PROBLEM: From the first line of the listing below, retype each line up to and including the one with "const footerText = 'Poucharramet"; pictures stay out.

Records with drawing code
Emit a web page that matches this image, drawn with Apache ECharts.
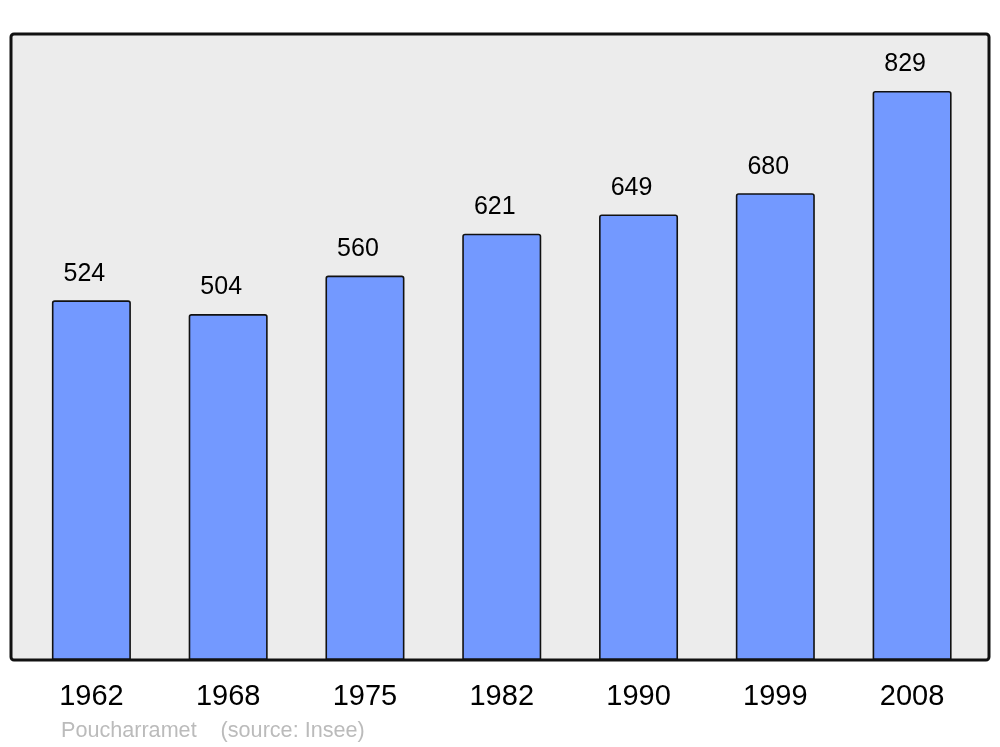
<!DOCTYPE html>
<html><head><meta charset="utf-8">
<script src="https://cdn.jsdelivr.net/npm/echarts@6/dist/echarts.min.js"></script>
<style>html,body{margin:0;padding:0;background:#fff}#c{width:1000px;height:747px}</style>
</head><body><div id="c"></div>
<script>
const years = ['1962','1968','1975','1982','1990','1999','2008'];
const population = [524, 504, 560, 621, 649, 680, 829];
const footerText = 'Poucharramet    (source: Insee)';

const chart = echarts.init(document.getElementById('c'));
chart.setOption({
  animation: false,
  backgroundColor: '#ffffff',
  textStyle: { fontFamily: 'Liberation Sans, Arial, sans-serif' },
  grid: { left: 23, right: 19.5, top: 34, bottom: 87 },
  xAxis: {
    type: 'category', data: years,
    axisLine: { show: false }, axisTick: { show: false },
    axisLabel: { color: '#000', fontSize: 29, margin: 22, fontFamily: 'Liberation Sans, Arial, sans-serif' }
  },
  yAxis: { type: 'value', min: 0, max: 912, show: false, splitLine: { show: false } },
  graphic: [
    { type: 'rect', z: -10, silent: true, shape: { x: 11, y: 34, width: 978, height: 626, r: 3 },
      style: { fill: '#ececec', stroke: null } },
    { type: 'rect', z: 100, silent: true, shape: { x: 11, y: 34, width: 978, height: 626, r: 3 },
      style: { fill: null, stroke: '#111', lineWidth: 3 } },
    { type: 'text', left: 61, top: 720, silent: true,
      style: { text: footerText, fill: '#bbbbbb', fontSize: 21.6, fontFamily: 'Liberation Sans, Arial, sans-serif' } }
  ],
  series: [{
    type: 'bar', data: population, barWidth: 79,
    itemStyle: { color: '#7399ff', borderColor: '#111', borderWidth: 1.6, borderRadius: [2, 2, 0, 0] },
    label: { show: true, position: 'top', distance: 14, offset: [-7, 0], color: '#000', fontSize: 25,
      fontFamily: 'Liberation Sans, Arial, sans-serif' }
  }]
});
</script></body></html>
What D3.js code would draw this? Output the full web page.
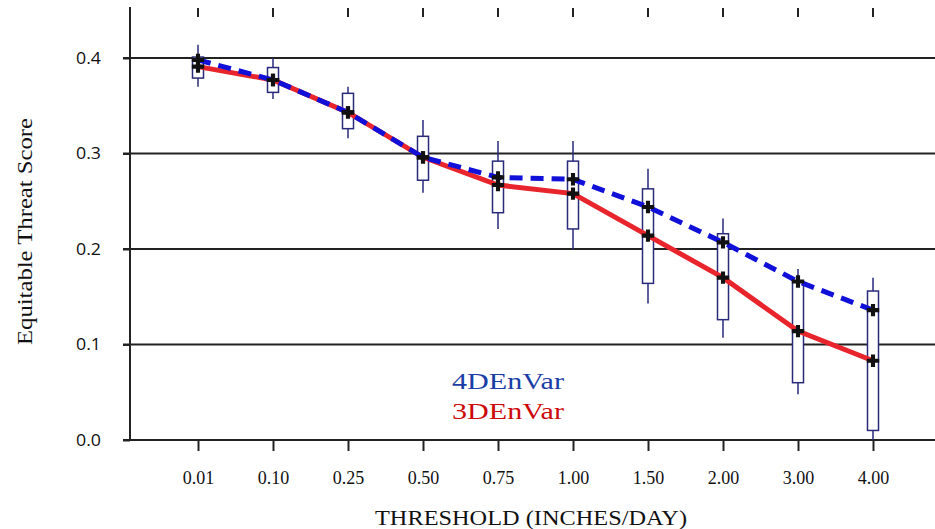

RESULT BELOW:
Emit a web page that matches this image, drawn with Apache ECharts.
<!DOCTYPE html>
<html><head><meta charset="utf-8">
<script src="https://cdn.jsdelivr.net/npm/echarts@6/dist/echarts.min.js"></script>
<style>html,body{margin:0;padding:0;background:#fff}#c{width:1000px;height:747px}</style>
</head><body><div id="c"></div>
<script>
const years = ['1962','1968','1975','1982','1990','1999','2008'];
const population = [524, 504, 560, 621, 649, 680, 829];
const footerText = 'Poucharramet    (source: Insee)';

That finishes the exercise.